• INFORMATION SUPPLIED
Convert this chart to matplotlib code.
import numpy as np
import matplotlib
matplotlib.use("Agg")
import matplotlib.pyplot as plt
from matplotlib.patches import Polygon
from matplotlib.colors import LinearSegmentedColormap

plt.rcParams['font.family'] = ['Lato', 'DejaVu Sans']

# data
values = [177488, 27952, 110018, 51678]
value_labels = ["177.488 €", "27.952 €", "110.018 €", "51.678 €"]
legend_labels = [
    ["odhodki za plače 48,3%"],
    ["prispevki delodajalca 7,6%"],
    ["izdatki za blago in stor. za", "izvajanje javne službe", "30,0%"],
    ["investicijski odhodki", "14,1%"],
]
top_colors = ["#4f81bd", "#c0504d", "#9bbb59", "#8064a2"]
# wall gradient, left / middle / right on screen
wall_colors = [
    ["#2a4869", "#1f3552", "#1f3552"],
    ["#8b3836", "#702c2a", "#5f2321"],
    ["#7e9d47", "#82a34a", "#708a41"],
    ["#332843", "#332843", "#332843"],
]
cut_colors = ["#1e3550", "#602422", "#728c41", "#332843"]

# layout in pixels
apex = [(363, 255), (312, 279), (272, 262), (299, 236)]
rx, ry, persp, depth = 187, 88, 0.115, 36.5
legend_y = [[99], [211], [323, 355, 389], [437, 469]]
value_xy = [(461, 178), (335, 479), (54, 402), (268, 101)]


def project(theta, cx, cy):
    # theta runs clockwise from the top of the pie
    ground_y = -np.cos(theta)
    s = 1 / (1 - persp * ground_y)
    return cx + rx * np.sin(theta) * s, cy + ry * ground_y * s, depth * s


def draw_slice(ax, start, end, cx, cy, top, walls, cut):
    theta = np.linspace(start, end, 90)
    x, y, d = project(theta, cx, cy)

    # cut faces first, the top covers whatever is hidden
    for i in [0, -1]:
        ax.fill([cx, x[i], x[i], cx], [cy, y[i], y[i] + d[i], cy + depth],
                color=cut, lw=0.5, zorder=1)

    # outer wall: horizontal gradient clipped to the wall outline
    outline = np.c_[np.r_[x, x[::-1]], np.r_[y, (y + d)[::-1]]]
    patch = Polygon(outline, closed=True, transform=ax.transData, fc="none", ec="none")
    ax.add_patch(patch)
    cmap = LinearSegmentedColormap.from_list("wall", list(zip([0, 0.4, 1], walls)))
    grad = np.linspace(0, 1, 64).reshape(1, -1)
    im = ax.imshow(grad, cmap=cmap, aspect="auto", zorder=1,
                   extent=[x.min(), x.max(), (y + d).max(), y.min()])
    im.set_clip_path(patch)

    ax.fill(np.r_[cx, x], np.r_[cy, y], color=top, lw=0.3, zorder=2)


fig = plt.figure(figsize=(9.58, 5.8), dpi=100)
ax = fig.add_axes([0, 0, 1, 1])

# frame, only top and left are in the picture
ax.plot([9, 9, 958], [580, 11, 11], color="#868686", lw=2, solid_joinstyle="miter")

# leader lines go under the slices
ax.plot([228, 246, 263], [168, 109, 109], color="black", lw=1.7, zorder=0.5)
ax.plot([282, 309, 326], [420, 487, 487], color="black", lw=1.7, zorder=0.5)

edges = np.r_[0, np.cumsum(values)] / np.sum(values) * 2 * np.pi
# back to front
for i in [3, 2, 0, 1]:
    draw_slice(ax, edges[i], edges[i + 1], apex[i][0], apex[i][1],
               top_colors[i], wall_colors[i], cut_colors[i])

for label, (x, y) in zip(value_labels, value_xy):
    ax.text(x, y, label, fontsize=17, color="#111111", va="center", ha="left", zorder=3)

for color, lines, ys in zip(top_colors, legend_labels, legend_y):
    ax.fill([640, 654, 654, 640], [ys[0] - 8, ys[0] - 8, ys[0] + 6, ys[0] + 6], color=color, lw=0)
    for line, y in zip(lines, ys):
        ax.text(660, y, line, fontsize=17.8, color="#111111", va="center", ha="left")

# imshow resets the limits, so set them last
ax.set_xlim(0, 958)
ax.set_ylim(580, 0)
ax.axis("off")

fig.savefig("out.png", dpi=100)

• EXERCISE DETAILS
Identify and copy the lines holding the word "matplotlib".

• FINISHED ANSWER
Convert this chart to matplotlib code.
import matplotlib
matplotlib.use("Agg")
import matplotlib.pyplot as plt
from matplotlib.patches import Polygon
from matplotlib.colors import LinearSegmentedColormap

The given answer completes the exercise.